By Richard Nordquist, About.com

Annie Dillard

(Photo by Phyllis Rose)

Pulitzer Prize-winning author Annie Dillard describes herself as "a poet and a walker with a background in theology and a penchant for quirky facts." In her essay "Mirages," from the collection Teaching a Stone to Talk (Harper, 1982), Dillard describes the summer mirages that "mince and maul the islands and waters" in Puget Sound in the Pacific Northwest of the U.S.

This short passage from "Mirages" illustrates Dillard's characteristic verbal style--a sentence style based on "active" verbs. As Richard Lanham points out in Analyzing Prose (Continuum, 2003), "The verb style wants to move fast."

from "Mirages"*

by Annie Dillard

In winter there is nobody, nothing. If you see a human figure, or a boat on the water, you grab binoculars.

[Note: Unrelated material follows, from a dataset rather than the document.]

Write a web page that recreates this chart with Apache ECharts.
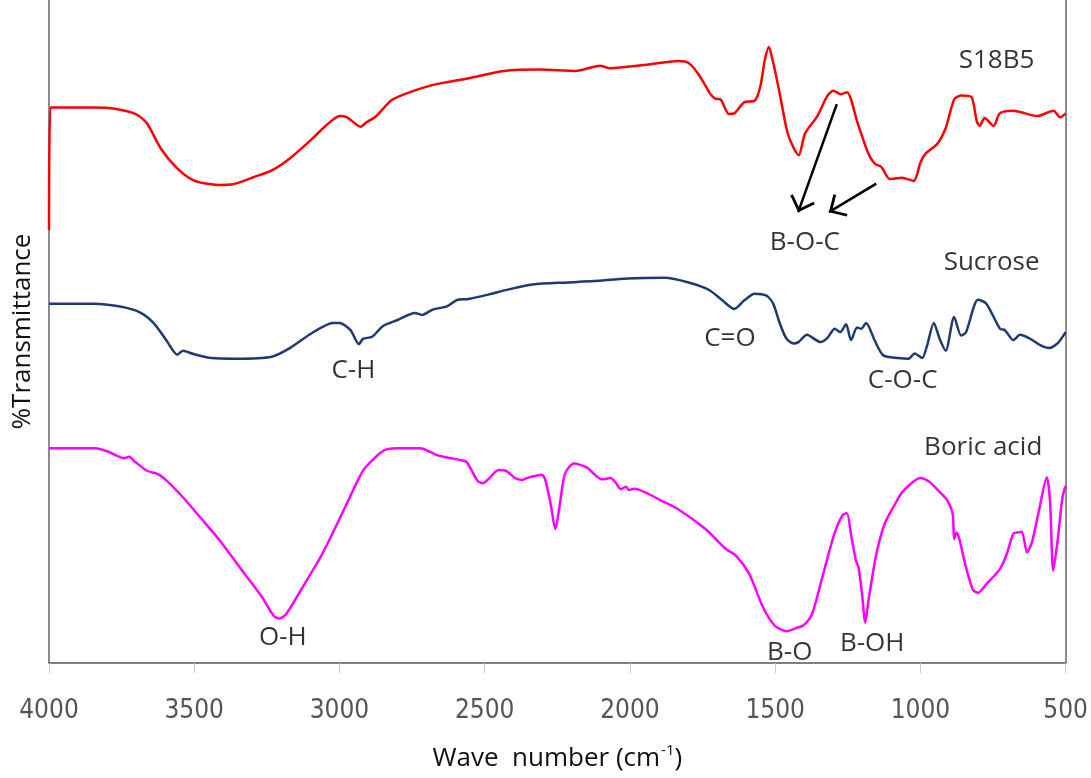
<!DOCTYPE html>
<html>
<head>
<meta charset="utf-8">
<script src="https://cdn.jsdelivr.net/npm/echarts@6/dist/echarts.min.js"></script>
<style>
html,body{margin:0;padding:0;background:#fff;}
#chart{width:1091px;height:778px;}
</style>
</head>
<body>
<div id="chart"></div>
<script>
// x: wave number (cm-1), y: relative %Transmittance (offset curves)
var s18b5 = [[4000,65.3],[3995,83.8],[3846,83.8],[3773,83.6],[3701,82.8],[3663,81.4],[3615,77.6],[3563,74.8],[3502,72.8],[3416,72.1],[3367,72.2],[3294,73.3],[3233,74.3],[3171,76.1],[3098,78.9],[3048,81.0],[2999,82.5],[2974,82.3],[2927,80.9],[2906,81.6],[2876,82.4],[2820,84.9],[2764,86.0],[2678,87.2],[2556,88.2],[2434,89.3],[2310,89.5],[2187,89.3],[2103,90.1],[2069,89.7],[1950,90.2],[1834,90.8],[1798,90.5],[1764,88.8],[1723,85.8],[1705,85.1],[1688,85.0],[1659,82.8],[1641,82.9],[1606,84.6],[1571,84.8],[1551,87.0],[1536,90.9],[1522,92.9],[1507,90.6],[1484,85.8],[1455,79.6],[1419,76.6],[1397,79.9],[1356,82.4],[1321,85.5],[1300,86.3],[1274,85.8],[1253,86.1],[1216,81.4],[1181,77.0],[1157,75.3],[1134,74.8],[1106,73.0],[1064,73.2],[1023,72.7],[1000,75.5],[983,76.8],[942,78.3],[913,80.7],[884,85.0],[860,85.6],[825,85.4],[806,81.7],[796,81.0],[779,82.2],[748,81.0],[727,82.9],[680,83.3],[598,82.5],[542,83.3],[519,82.3],[500,82.9]];

var sucrose = [[4000,54.2],[3846,54.2],[3760,53.8],[3687,52.9],[3638,51.2],[3595,48.6],[3558,46.5],[3539,47.1],[3502,46.6],[3441,46.0],[3355,45.9],[3233,46.2],[3171,47.5],[3097,49.7],[3023,51.3],[2999,51.3],[2962,50.2],[2933,48.1],[2919,48.9],[2888,49.2],[2851,50.8],[2802,51.7],[2740,52.8],[2716,52.5],[2679,53.3],[2630,53.8],[2593,54.8],[2556,54.9],[2476,55.7],[2433,56.2],[2335,57.1],[2212,57.4],[2125,57.6],[2008,58.0],[1880,58.1],[1798,57.4],[1729,56.3],[1682,54.7],[1641,53.4],[1606,54.7],[1571,55.7],[1530,55.4],[1507,54.2],[1484,51.2],[1461,48.9],[1437,48.2],[1420,48.4],[1391,49.5],[1344,48.4],[1321,49.0],[1295,50.4],[1276,49.9],[1256,51.1],[1239,48.7],[1218,50.6],[1204,50.4],[1187,51.3],[1157,48.6],[1128,46.4],[1076,46.0],[1041,45.9],[1020,46.7],[994,46.0],[977,47.9],[954,51.3],[934,48.9],[913,47.1],[884,52.2],[860,49.4],[843,49.9],[802,54.8],[773,54.2],[726,50.4],[709,50.2],[680,48.7],[657,49.5],[622,48.9],[586,47.9],[557,47.5],[528,48.2],[500,49.9]];

var boricAcid = [[4000,32.4],[3840,32.4],[3797,31.9],[3742,30.9],[3724,31.1],[3705,30.4],[3663,29.0],[3625,28.5],[3595,27.5],[3539,25.0],[3478,21.9],[3416,18.7],[3343,14.4],[3269,10.1],[3226,7.1],[3207,6.7],[3183,7.4],[3134,10.9],[3060,16.4],[2986,23.0],[2919,29.0],[2882,30.8],[2845,32.1],[2802,32.4],[2722,32.4],[2667,31.4],[2630,31.0],[2581,30.6],[2562,30.3],[2525,27.5],[2507,27.1],[2488,27.7],[2452,29.1],[2427,29.0],[2396,27.9],[2372,27.6],[2347,28.0],[2304,28.4],[2292,27.7],[2273,24.0],[2257,20.2],[2243,23.5],[2224,28.5],[2193,30.1],[2149,29.5],[2096,27.7],[2067,27.9],[2049,27.2],[2031,26.2],[2014,26.6],[2003,26.1],[1985,26.3],[1892,24.5],[1834,23.2],[1740,20.2],[1670,17.2],[1635,16.2],[1589,13.4],[1542,8.4],[1501,5.6],[1460,4.8],[1426,5.3],[1402,5.7],[1373,7.4],[1338,12.9],[1297,19.4],[1268,22.3],[1253,22.6],[1239,19.4],[1222,15.4],[1213,14.4],[1201,10.4],[1190,6.1],[1179,9.4],[1152,16.4],[1123,21.0],[1087,24.0],[1064,25.7],[1029,27.2],[1000,27.9],[972,27.4],[936,25.9],[907,24.5],[889,22.5],[884,18.7],[876,19.7],[866,18.7],[843,14.4],[820,11.1],[802,10.6],[773,11.9],[726,14.2],[703,16.4],[680,19.5],[662,19.7],[651,19.8],[633,16.7],[616,18.2],[592,23.0],[565,28.0],[554,24.5],[543,13.9],[528,18.4],[511,25.0],[500,26.7]];

var xTicks = [4000,3500,3000,2500,2000,1500,1000,500];

// annotation labels: [wave number, y, text]
var annotations = [[738,90.9,'S18B5'],[1398,63.4,'B-O-C'],[755,60.4,'Sucrose'],[2952,44.1,'C-H'],[1656,48.9,'C=O'],[1061,42.6,'C-O-C'],[784,32.5,'Boric acid'],[3195,3.9,'O-H'],[1450,1.5,'B-O'],[1166,3.0,'B-OH']];

// arrows: [from, to] in data coordinates
var arrows = [[[1288,84.3],[1421,68.0]],[[1152,72.3],[1315,68.0]]];

var chart = echarts.init(document.getElementById('chart'), null, {renderer:'canvas'});
var font = 'Open Sans';
var chevron = 'path://M10,-11.5 L10,-11.5 M10,0 L20,10 L18.5,11.5 L10,3 L1.5,11.5 L0,10 Z';

chart.setOption({
  animation:false,
  backgroundColor:'#fff',
  grid:{left:49,right:25,top:0,bottom:115,containLabel:false},
  xAxis:{
    type:'value', min:500, max:4000, interval:500, inverse:true,
    axisLine:{show:true,onZero:false,lineStyle:{color:'#555',width:1.5}},
    axisTick:{show:true,length:10,lineStyle:{color:'#c8c8c8',width:1}},
    axisLabel:{fontFamily:'DejaVu Sans Condensed, sans-serif',fontSize:26,color:'#555',margin:35,
      formatter:function(v){return xTicks.indexOf(v)>=0?String(v):'';}},
    splitLine:{show:false},
    name:'Wave  number (cm{sup|-1})', nameLocation:'middle', nameGap:80,
    nameTextStyle:{fontFamily:font,fontSize:26,color:'#111',
      rich:{sup:{fontFamily:font,fontSize:15,color:'#111',padding:[0,0,17,1]}}}
  },
  yAxis:[{
    type:'value', min:0, max:100,
    axisLine:{show:true,lineStyle:{color:'#666',width:1.5}},
    axisTick:{show:false}, axisLabel:{show:false}, splitLine:{show:false},
    name:'%Transmittance', nameLocation:'middle', nameGap:13,
    nameTextStyle:{fontFamily:font,fontSize:26,color:'#111'}
  },{
    type:'value', min:0, max:100, position:'right',
    axisLine:{show:true,lineStyle:{color:'#666',width:1.5}},
    axisTick:{show:false}, axisLabel:{show:false}, splitLine:{show:false}
  }],
  series:[
    {name:'S18B5',type:'line',data:s18b5,showSymbol:false,smooth:0.25,
     lineStyle:{color:'#ff0000',width:2.5},itemStyle:{color:'#ff0000'},
     markLine:{silent:true,symbol:['none',chevron],symbolSize:[26,30],
       lineStyle:{color:'#000',width:2.5,type:'solid'},label:{show:false},
       data:arrows.map(function(a){return [{coord:a[0]},{coord:a[1]}];})}},
    {name:'Sucrose',type:'line',data:sucrose,showSymbol:false,smooth:0.25,
     lineStyle:{color:'#1f3a6e',width:2.5},itemStyle:{color:'#1f3a6e'}},
    {name:'Boric acid',type:'line',data:boricAcid,showSymbol:false,smooth:0.25,
     lineStyle:{color:'#ff00ff',width:2.5},itemStyle:{color:'#ff00ff'}},
    {name:'labels',type:'scatter',data:annotations,symbolSize:1,silent:true,z:10,
     itemStyle:{color:'rgba(0,0,0,0)'},
     label:{show:true,position:'inside',formatter:function(p){return p.data[2];},
       fontFamily:font,fontSize:26,color:'#000'}}
  ]
});
</script>
</body>
</html>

But in summer everything fills. The day itself widens and stretches almost around the clock; these are very high latitudes, higher than Labrador's. You want to run all night. Summer people move into the houses that had stood empty, unseen, and unnoticed all winter. The gulls scream all day and smash cockles; by August they are bringing the kids. Volleyball games resume on the sand flat; someone fires up the sauna; in the long dusk, at eleven o'clock, half a dozen beach fires people the shore. The bay fills up with moored boats and the waters beyond fill with pleasure craft, hundreds of cruisers and sailboats and speedboats. The wind dies and stays dead, and these fierce waters, which in winter feel the strongest windstorms in the country, become suddenly like a resort lake, some tame dammed reservoir, the plaything of any man-jack with a motor and a hull. Surely this is mirage. The heat is on, and the light is on, and someone is pouring drinks. On the beach we dip freshly dug clams from their shells. We play catch or sail a dinghy or holler; we have sand in our hair, calluses on our feet, hot brown skin on our arms. This is the life of the senses, the life of pleasures. It is mirage on the half shell. It vanishes like any fun, and the empty winds resume.

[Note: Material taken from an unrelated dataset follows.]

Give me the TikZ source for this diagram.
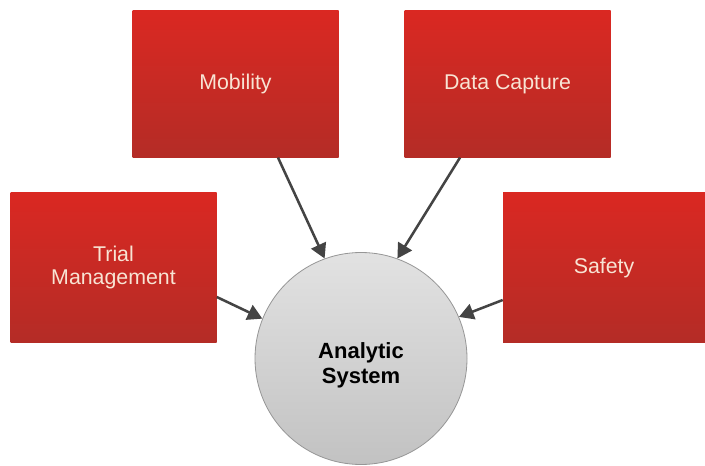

Selected Works by Annie Dillard

  • Tickets for a Prayer Wheel, poems (1974)
  • Pilgrim at Tinker Creek, nonfiction (1974)
  • Holy the Firm, nonfiction (1977)
  • Living by Fiction, nonfiction (1982)
  • Teaching a Stone to Talk: Expeditions and Encounters, essays (1982)
  • Encounters with Chinese Writers, nonfiction (1984)
  • An American Childhood, memoir (1987)
  • The Writing Life, nonfiction (1989)
  • The Living, novel (1992)
  • The Annie Dillard Reader (1994)
  • Mornings Like This, poems (1995)
  • For the Time Being, nonfiction (1999)
  • The Maytrees, fiction (2007)

* "Mirages" by Annie Dillard appears in her essay collection Teaching a Stone to Talk: Expeditions and Encounters (Harper & Row, 1982). A revised edition of Teaching a Stone to Talk was published by Harper Perennial in 1988.